## Start DATA EXTRACT
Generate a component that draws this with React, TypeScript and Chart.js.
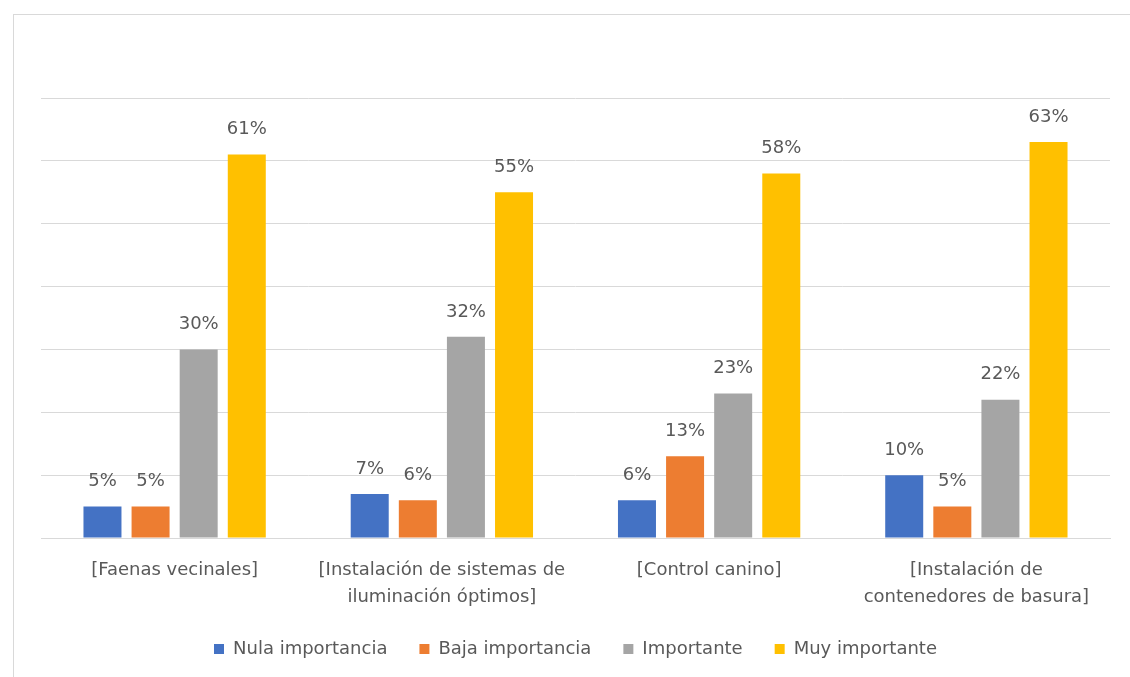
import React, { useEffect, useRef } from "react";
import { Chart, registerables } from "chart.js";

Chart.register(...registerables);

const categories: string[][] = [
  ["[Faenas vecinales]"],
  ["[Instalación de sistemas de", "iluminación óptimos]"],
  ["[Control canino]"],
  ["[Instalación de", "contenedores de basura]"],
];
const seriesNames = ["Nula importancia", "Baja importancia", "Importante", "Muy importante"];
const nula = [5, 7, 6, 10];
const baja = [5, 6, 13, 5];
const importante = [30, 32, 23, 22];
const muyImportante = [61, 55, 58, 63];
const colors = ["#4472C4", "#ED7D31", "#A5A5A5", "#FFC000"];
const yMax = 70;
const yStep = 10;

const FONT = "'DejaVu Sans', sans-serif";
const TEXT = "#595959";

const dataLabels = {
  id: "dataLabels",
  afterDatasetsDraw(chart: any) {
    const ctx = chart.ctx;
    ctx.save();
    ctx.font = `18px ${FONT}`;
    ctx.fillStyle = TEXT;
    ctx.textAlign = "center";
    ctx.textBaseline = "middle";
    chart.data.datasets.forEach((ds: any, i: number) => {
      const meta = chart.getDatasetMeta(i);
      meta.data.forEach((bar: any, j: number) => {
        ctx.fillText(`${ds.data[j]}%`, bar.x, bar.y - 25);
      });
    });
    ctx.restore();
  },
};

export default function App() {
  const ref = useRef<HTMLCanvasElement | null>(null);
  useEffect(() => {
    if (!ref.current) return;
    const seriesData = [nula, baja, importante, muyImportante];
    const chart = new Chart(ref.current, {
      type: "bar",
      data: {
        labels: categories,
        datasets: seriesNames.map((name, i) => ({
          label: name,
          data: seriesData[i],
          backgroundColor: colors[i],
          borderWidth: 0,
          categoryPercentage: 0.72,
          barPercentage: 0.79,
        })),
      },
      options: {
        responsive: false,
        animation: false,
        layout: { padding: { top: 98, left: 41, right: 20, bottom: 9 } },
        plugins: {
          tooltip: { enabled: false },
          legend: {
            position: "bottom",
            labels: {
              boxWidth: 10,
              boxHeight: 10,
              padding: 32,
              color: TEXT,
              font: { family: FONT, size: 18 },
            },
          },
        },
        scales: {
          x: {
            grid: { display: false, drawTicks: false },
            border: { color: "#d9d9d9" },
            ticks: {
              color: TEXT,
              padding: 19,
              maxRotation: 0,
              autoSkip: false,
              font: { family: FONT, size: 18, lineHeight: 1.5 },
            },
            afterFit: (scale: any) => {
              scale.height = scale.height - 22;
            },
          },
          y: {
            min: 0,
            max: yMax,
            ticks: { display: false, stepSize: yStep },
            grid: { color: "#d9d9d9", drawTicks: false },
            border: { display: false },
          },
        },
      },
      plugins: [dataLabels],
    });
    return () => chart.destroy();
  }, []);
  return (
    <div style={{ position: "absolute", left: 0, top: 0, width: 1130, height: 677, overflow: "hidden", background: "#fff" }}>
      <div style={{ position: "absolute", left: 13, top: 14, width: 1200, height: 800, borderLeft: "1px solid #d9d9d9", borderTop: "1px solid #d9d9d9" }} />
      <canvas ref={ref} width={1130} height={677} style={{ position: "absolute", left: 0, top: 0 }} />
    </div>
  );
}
## End DATA EXTRACT
* TASK DIRECTIONS *
Without including any picture, repeat the data exactly.

* ANSWER FOR THIS EXERCISE *
Generate a component that draws this with React, TypeScript and Chart.js.
import React, { useEffect, useRef } from "react";
import { Chart, registerables } from "chart.js";

Chart.register(...registerables);

const categories: string[][] = [
  ["[Faenas vecinales]"],
  ["[Instalación de sistemas de", "iluminación óptimos]"],
  ["[Control canino]"],
  ["[Instalación de", "contenedores de basura]"],
];
const seriesNames = ["Nula importancia", "Baja importancia", "Importante", "Muy importante"];
const nula = [5, 7, 6, 10];
const baja = [5, 6, 13, 5];
const importante = [30, 32, 23, 22];
const muyImportante = [61, 55, 58, 63];
const colors = ["#4472C4", "#ED7D31", "#A5A5A5", "#FFC000"];
const yMax = 70;
const yStep = 10;

const FONT = "'DejaVu Sans', sans-serif";
const TEXT = "#595959";

const dataLabels = {
  id: "dataLabels",
  afterDatasetsDraw(chart: any) {
    const ctx = chart.ctx;
    ctx.save();
    ctx.font = `18px ${FONT}`;
    ctx.fillStyle = TEXT;
    ctx.textAlign = "center";
    ctx.textBaseline = "middle";
    chart.data.datasets.forEach((ds: any, i: number) => {
      const meta = chart.getDatasetMeta(i);
      meta.data.forEach((bar: any, j: number) => {
        ctx.fillText(`${ds.data[j]}%`, bar.x, bar.y - 25);
      });
    });
    ctx.restore();
  },
};

export default function App() {
  const ref = useRef<HTMLCanvasElement | null>(null);
  useEffect(() => {
    if (!ref.current) return;
    const seriesData = [nula, baja, importante, muyImportante];
    const chart = new Chart(ref.current, {
      type: "bar",
      data: {
        labels: categories,
        datasets: seriesNames.map((name, i) => ({
          label: name,
          data: seriesData[i],
          backgroundColor: colors[i],
          borderWidth: 0,
          categoryPercentage: 0.72,
          barPercentage: 0.79,
        })),
      },
      options: {
        responsive: false,
        animation: false,
        layout: { padding: { top: 98, left: 41, right: 20, bottom: 9 } },
        plugins: {
          tooltip: { enabled: false },
          legend: {
            position: "bottom",
            labels: {
              boxWidth: 10,
              boxHeight: 10,
              padding: 32,
              color: TEXT,
              font: { family: FONT, size: 18 },
            },
          },
        },
        scales: {
          x: {
            grid: { display: false, drawTicks: false },
            border: { color: "#d9d9d9" },
            ticks: {
              color: TEXT,
              padding: 19,
              maxRotation: 0,
              autoSkip: false,
              font: { family: FONT, size: 18, lineHeight: 1.5 },
            },
            afterFit: (scale: any) => {
              scale.height = scale.height - 22;
            },
          },
          y: {
            min: 0,
            max: yMax,
            ticks: { display: false, stepSize: yStep },
            grid: { color: "#d9d9d9", drawTicks: false },
            border: { display: false },
          },
        },
      },
      plugins: [dataLabels],
    });
    return () => chart.destroy();
  }, []);
  return (
    <div style={{ position: "absolute", left: 0, top: 0, width: 1130, height: 677, overflow: "hidden", background: "#fff" }}>
      <div style={{ position: "absolute", left: 13, top: 14, width: 1200, height: 800, borderLeft: "1px solid #d9d9d9", borderTop: "1px solid #d9d9d9" }} />
      <canvas ref={ref} width={1130} height={677} style={{ position: "absolute", left: 0, top: 0 }} />
    </div>
  );
}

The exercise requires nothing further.